## EXERCISE MATERIALS

***

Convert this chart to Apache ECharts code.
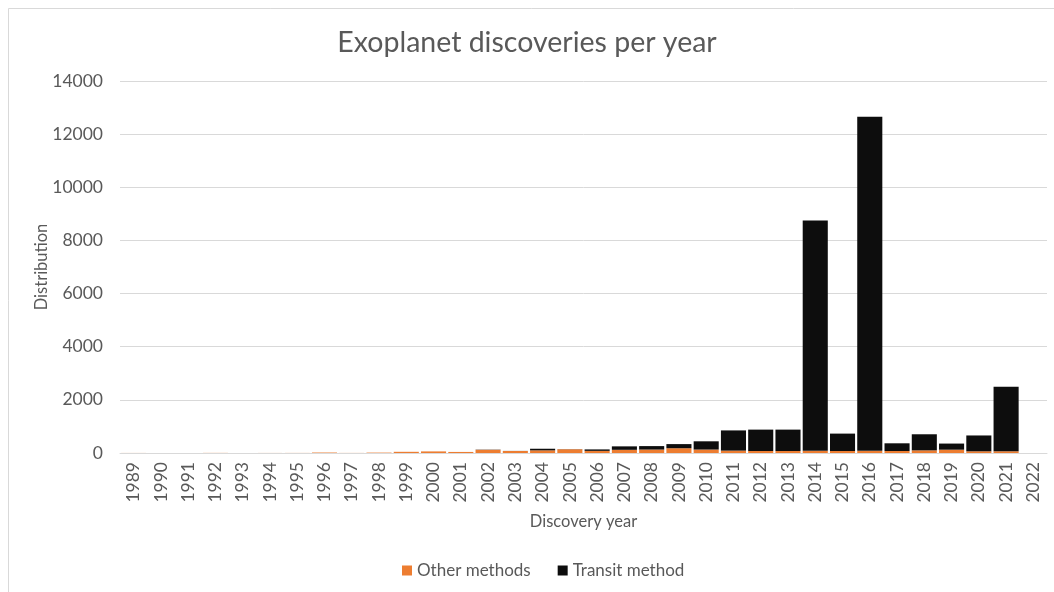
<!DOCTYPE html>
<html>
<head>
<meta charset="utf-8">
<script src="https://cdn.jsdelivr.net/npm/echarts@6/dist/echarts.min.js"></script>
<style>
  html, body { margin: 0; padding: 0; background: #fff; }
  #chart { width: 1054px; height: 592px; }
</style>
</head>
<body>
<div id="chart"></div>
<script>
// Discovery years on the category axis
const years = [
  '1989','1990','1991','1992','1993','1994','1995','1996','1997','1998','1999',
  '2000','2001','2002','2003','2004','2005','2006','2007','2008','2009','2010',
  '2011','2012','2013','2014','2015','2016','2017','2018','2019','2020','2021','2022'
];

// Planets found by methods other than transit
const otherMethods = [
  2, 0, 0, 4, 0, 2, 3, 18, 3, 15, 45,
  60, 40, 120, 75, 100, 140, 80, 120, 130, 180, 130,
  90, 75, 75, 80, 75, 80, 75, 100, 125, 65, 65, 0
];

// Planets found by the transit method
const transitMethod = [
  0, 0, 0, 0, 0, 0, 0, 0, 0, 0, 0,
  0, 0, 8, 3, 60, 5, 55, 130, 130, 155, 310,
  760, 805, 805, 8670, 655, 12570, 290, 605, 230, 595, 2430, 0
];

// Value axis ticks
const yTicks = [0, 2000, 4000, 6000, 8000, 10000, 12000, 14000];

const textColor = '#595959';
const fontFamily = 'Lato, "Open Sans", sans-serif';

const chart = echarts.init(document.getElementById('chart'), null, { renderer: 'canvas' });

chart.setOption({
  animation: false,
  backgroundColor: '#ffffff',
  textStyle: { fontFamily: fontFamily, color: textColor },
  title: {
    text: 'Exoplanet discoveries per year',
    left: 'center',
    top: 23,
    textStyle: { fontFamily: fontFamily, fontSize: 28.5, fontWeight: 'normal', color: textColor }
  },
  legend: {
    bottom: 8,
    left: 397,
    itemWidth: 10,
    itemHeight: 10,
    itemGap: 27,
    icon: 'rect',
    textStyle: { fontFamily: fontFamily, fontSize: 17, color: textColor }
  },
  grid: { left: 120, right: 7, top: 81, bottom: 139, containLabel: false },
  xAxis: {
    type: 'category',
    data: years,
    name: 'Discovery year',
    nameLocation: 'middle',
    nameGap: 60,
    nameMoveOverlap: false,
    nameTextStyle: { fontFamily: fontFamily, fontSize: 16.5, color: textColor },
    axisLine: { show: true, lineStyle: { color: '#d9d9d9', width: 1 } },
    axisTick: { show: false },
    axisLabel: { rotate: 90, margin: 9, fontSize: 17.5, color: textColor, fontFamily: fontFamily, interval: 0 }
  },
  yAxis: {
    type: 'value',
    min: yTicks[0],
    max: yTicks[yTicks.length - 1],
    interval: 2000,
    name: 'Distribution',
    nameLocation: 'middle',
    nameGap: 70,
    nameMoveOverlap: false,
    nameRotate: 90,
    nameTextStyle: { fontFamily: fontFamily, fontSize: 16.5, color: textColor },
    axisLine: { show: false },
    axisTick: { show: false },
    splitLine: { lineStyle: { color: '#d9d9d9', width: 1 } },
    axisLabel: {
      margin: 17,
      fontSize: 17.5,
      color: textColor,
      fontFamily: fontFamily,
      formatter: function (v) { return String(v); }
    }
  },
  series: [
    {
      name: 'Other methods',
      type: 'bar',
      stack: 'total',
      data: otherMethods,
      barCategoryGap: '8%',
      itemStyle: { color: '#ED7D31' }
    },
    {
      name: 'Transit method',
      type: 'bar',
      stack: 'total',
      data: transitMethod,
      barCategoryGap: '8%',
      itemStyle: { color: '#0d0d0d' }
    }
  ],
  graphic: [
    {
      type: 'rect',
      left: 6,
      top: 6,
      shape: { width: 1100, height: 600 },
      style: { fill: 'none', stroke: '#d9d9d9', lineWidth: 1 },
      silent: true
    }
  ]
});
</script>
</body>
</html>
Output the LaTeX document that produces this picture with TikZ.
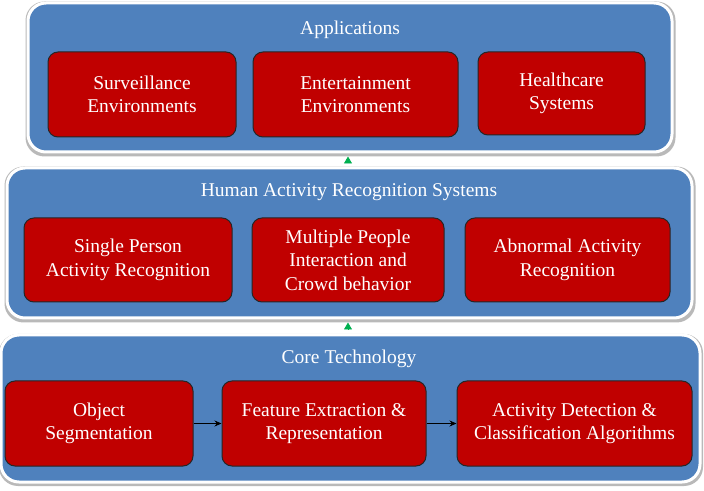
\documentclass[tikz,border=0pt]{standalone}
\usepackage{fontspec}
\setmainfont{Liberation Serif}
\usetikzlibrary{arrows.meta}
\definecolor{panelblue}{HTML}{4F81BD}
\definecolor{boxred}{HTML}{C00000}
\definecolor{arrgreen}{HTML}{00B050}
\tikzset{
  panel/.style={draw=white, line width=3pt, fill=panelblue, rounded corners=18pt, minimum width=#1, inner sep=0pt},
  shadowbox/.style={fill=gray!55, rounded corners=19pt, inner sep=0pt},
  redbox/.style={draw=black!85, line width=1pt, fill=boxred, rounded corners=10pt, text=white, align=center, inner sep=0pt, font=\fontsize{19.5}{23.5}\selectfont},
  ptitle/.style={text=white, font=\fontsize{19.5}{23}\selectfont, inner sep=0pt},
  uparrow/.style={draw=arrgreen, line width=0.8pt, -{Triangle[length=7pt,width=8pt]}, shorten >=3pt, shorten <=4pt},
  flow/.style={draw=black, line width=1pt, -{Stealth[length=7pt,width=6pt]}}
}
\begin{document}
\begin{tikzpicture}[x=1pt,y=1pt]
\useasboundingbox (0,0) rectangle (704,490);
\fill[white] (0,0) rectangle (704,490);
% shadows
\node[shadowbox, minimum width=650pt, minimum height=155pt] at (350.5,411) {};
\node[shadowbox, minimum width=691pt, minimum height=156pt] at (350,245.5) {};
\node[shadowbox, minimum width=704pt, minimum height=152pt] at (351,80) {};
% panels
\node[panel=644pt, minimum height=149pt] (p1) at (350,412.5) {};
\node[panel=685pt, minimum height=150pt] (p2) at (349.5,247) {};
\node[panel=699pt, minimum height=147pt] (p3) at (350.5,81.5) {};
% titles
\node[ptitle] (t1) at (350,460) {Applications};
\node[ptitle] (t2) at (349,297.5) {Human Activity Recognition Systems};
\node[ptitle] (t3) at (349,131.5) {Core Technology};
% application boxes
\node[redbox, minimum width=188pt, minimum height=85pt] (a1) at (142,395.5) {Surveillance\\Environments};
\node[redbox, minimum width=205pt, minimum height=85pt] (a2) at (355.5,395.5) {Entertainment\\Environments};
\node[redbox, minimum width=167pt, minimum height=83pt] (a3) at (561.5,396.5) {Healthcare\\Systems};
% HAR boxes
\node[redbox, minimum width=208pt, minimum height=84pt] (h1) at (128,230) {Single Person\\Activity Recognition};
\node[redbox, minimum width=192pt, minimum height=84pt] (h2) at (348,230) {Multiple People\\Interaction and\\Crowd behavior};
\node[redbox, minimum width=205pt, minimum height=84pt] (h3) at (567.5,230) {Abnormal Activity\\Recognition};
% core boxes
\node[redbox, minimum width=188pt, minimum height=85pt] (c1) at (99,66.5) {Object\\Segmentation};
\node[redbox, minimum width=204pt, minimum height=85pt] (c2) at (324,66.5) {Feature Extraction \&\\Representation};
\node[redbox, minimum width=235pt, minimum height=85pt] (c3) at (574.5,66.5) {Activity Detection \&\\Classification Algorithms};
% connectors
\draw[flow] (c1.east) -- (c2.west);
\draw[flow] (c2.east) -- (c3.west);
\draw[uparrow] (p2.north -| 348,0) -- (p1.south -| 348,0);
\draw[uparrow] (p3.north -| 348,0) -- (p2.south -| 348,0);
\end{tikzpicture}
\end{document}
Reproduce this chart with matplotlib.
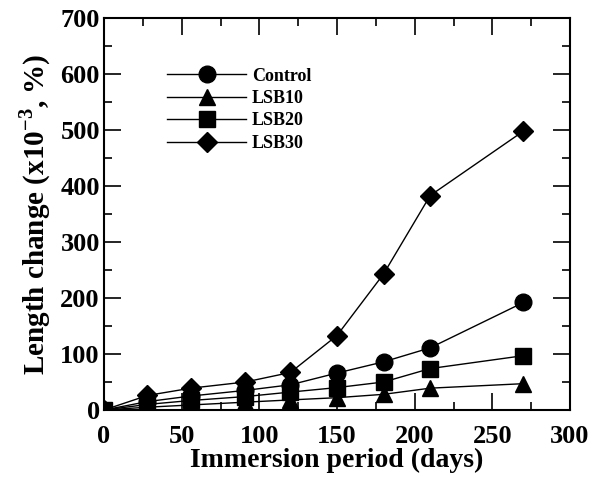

***

## DIRECTIVE
Omit the pictures and give the material again, exactly and in full.

## ANSWER TO THIS TASK
Convert this chart to Apache ECharts code.
<!DOCTYPE html>
<html>
<head>
<meta charset="utf-8">
<script src="https://cdn.jsdelivr.net/npm/echarts@6/dist/echarts.min.js"></script>
<style>
  html, body { margin: 0; padding: 0; background: #fff; }
  #chart { width: 1054px; height: 592px; }
</style>
</head>
<body>
<div id="chart"></div>
<script>
// Discovery years on the category axis
const years = [
  '1989','1990','1991','1992','1993','1994','1995','1996','1997','1998','1999',
  '2000','2001','2002','2003','2004','2005','2006','2007','2008','2009','2010',
  '2011','2012','2013','2014','2015','2016','2017','2018','2019','2020','2021','2022'
];

// Planets found by methods other than transit
const otherMethods = [
  2, 0, 0, 4, 0, 2, 3, 18, 3, 15, 45,
  60, 40, 120, 75, 100, 140, 80, 120, 130, 180, 130,
  90, 75, 75, 80, 75, 80, 75, 100, 125, 65, 65, 0
];

// Planets found by the transit method
const transitMethod = [
  0, 0, 0, 0, 0, 0, 0, 0, 0, 0, 0,
  0, 0, 8, 3, 60, 5, 55, 130, 130, 155, 310,
  760, 805, 805, 8670, 655, 12570, 290, 605, 230, 595, 2430, 0
];

// Value axis ticks
const yTicks = [0, 2000, 4000, 6000, 8000, 10000, 12000, 14000];

const textColor = '#595959';
const fontFamily = 'Lato, "Open Sans", sans-serif';

const chart = echarts.init(document.getElementById('chart'), null, { renderer: 'canvas' });

chart.setOption({
  animation: false,
  backgroundColor: '#ffffff',
  textStyle: { fontFamily: fontFamily, color: textColor },
  title: {
    text: 'Exoplanet discoveries per year',
    left: 'center',
    top: 23,
    textStyle: { fontFamily: fontFamily, fontSize: 28.5, fontWeight: 'normal', color: textColor }
  },
  legend: {
    bottom: 8,
    left: 397,
    itemWidth: 10,
    itemHeight: 10,
    itemGap: 27,
    icon: 'rect',
    textStyle: { fontFamily: fontFamily, fontSize: 17, color: textColor }
  },
  grid: { left: 120, right: 7, top: 81, bottom: 139, containLabel: false },
  xAxis: {
    type: 'category',
    data: years,
    name: 'Discovery year',
    nameLocation: 'middle',
    nameGap: 60,
    nameMoveOverlap: false,
    nameTextStyle: { fontFamily: fontFamily, fontSize: 16.5, color: textColor },
    axisLine: { show: true, lineStyle: { color: '#d9d9d9', width: 1 } },
    axisTick: { show: false },
    axisLabel: { rotate: 90, margin: 9, fontSize: 17.5, color: textColor, fontFamily: fontFamily, interval: 0 }
  },
  yAxis: {
    type: 'value',
    min: yTicks[0],
    max: yTicks[yTicks.length - 1],
    interval: 2000,
    name: 'Distribution',
    nameLocation: 'middle',
    nameGap: 70,
    nameMoveOverlap: false,
    nameRotate: 90,
    nameTextStyle: { fontFamily: fontFamily, fontSize: 16.5, color: textColor },
    axisLine: { show: false },
    axisTick: { show: false },
    splitLine: { lineStyle: { color: '#d9d9d9', width: 1 } },
    axisLabel: {
      margin: 17,
      fontSize: 17.5,
      color: textColor,
      fontFamily: fontFamily,
      formatter: function (v) { return String(v); }
    }
  },
  series: [
    {
      name: 'Other methods',
      type: 'bar',
      stack: 'total',
      data: otherMethods,
      barCategoryGap: '8%',
      itemStyle: { color: '#ED7D31' }
    },
    {
      name: 'Transit method',
      type: 'bar',
      stack: 'total',
      data: transitMethod,
      barCategoryGap: '8%',
      itemStyle: { color: '#0d0d0d' }
    }
  ],
  graphic: [
    {
      type: 'rect',
      left: 6,
      top: 6,
      shape: { width: 1100, height: 600 },
      style: { fill: 'none', stroke: '#d9d9d9', lineWidth: 1 },
      silent: true
    }
  ]
});
</script>
</body>
</html>
Output the LaTeX document that produces this picture with TikZ.
\documentclass[tikz,border=0pt]{standalone}
\usepackage{fontspec}
\setmainfont{Liberation Serif}
\usetikzlibrary{arrows.meta}
\definecolor{panelblue}{HTML}{4F81BD}
\definecolor{boxred}{HTML}{C00000}
\definecolor{arrgreen}{HTML}{00B050}
\tikzset{
  panel/.style={draw=white, line width=3pt, fill=panelblue, rounded corners=18pt, minimum width=#1, inner sep=0pt},
  shadowbox/.style={fill=gray!55, rounded corners=19pt, inner sep=0pt},
  redbox/.style={draw=black!85, line width=1pt, fill=boxred, rounded corners=10pt, text=white, align=center, inner sep=0pt, font=\fontsize{19.5}{23.5}\selectfont},
  ptitle/.style={text=white, font=\fontsize{19.5}{23}\selectfont, inner sep=0pt},
  uparrow/.style={draw=arrgreen, line width=0.8pt, -{Triangle[length=7pt,width=8pt]}, shorten >=3pt, shorten <=4pt},
  flow/.style={draw=black, line width=1pt, -{Stealth[length=7pt,width=6pt]}}
}
\begin{document}
\begin{tikzpicture}[x=1pt,y=1pt]
\useasboundingbox (0,0) rectangle (704,490);
\fill[white] (0,0) rectangle (704,490);
% shadows
\node[shadowbox, minimum width=650pt, minimum height=155pt] at (350.5,411) {};
\node[shadowbox, minimum width=691pt, minimum height=156pt] at (350,245.5) {};
\node[shadowbox, minimum width=704pt, minimum height=152pt] at (351,80) {};
% panels
\node[panel=644pt, minimum height=149pt] (p1) at (350,412.5) {};
\node[panel=685pt, minimum height=150pt] (p2) at (349.5,247) {};
\node[panel=699pt, minimum height=147pt] (p3) at (350.5,81.5) {};
% titles
\node[ptitle] (t1) at (350,460) {Applications};
\node[ptitle] (t2) at (349,297.5) {Human Activity Recognition Systems};
\node[ptitle] (t3) at (349,131.5) {Core Technology};
% application boxes
\node[redbox, minimum width=188pt, minimum height=85pt] (a1) at (142,395.5) {Surveillance\\Environments};
\node[redbox, minimum width=205pt, minimum height=85pt] (a2) at (355.5,395.5) {Entertainment\\Environments};
\node[redbox, minimum width=167pt, minimum height=83pt] (a3) at (561.5,396.5) {Healthcare\\Systems};
% HAR boxes
\node[redbox, minimum width=208pt, minimum height=84pt] (h1) at (128,230) {Single Person\\Activity Recognition};
\node[redbox, minimum width=192pt, minimum height=84pt] (h2) at (348,230) {Multiple People\\Interaction and\\Crowd behavior};
\node[redbox, minimum width=205pt, minimum height=84pt] (h3) at (567.5,230) {Abnormal Activity\\Recognition};
% core boxes
\node[redbox, minimum width=188pt, minimum height=85pt] (c1) at (99,66.5) {Object\\Segmentation};
\node[redbox, minimum width=204pt, minimum height=85pt] (c2) at (324,66.5) {Feature Extraction \&\\Representation};
\node[redbox, minimum width=235pt, minimum height=85pt] (c3) at (574.5,66.5) {Activity Detection \&\\Classification Algorithms};
% connectors
\draw[flow] (c1.east) -- (c2.west);
\draw[flow] (c2.east) -- (c3.west);
\draw[uparrow] (p2.north -| 348,0) -- (p1.south -| 348,0);
\draw[uparrow] (p3.north -| 348,0) -- (p2.south -| 348,0);
\end{tikzpicture}
\end{document}
Reproduce this chart with matplotlib.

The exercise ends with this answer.